At time of writing, there has yet to be a gay couple from Kyoto married at Shunkoin. Perhaps old habits do die hard – and being unable to conform, but unwilling to rebel, is a tough quandary. There is a old Japanese saying – “Deru kui wa utareru,” meaning, ‘the nail that sticks out is hammered down’. I hope that what’s happening at Shunkoin will do something to open the discussion on gay rights for the gay people of Kyoto and break some old expectations. Somehow, I believe that even if the nail comes completely loose, the temple won’t fall down.

Uwern was a guest of the magnificent and luxurious Ritz Carlton, Kyoto – easily Tokyo’s most exclusive hotel.

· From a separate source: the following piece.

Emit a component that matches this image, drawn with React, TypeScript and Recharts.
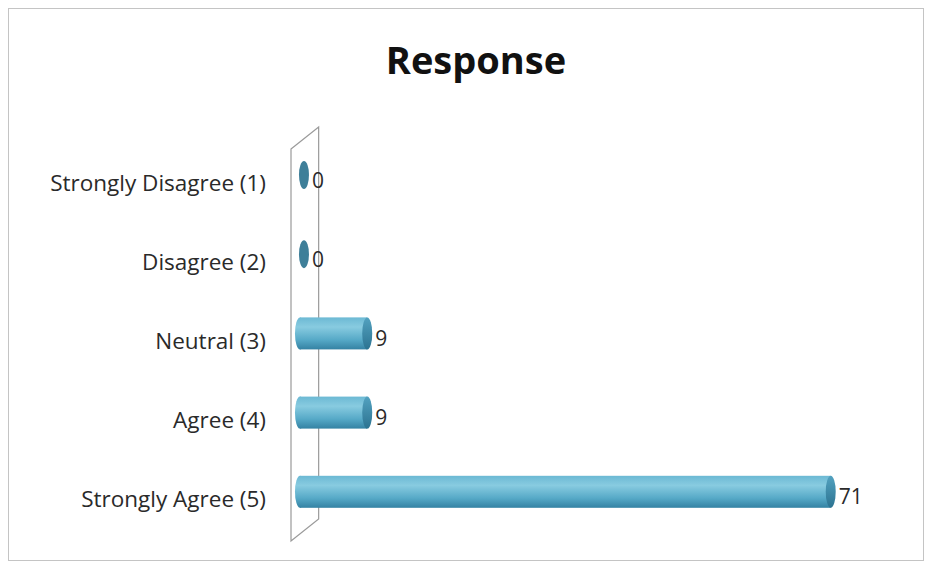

Shunkoin temple partners with the Granvia Kyoto Hotel to offer gay wedding packages for those who want the experience of a traditional Japanese wedding.

Get OutThere

  • There is no tipping culture in Kyoto. In fact it is frowned upon as it means you’re not treating your server as an equal. A respectful ‘Okini,’ (Kyoto dialect for thank you) will be much appreciated.
  • Whenever going indoors in Kyoto, take your shoes off. It’s not compulsary in all places, but it’s respectful to do so unless told otherwise.
  • Japanese taxis have automatic doors that open and close on their own, so watch that they don’t hit you when getting in and don’t slam them when leaving.
  • Restaurants tend to be small, family run establishments. So if you make a booking, don’t cancel, as they will never pass your table on in respect to you.
  • Don’t expect that all maiko and geisha will want to pose with you in a picture. Imagine if a thousand people a day stopped you for pictures on your way to work.
  • When visiting a shrine, always pass through the ‘torii’ gate. ‘Purify’ your hands and face at the water pavilion. To say a prayer, clap twice, bow, pray, then bow again to complete the process.

The inside track

Shiho-san was previously the International Sales Director for the Hotel Granvia Kyoto, the first hotel in Japan to offer traditional Japanese wedding packages to same-gender couples.

Yorozu Enraku – it’s not easy to find, but once you do you’re rewarded by delicious Kyoto cuisine in a truly authentic setting in old-world Gion.

Gion Yata – an old machiya, this is a restaurant townhouse on a traditional street in Gion. Upstairs, there’s a speakeasy type bar that serves meticulously poured drinks for those in the know.

Fushimi Inari Shrine is one of the most important Shinto shrines, with beautiful, bright red pillars flanking a long stairwell to the top. To get the best pictures, keep walking up as most tourists will only venture so far.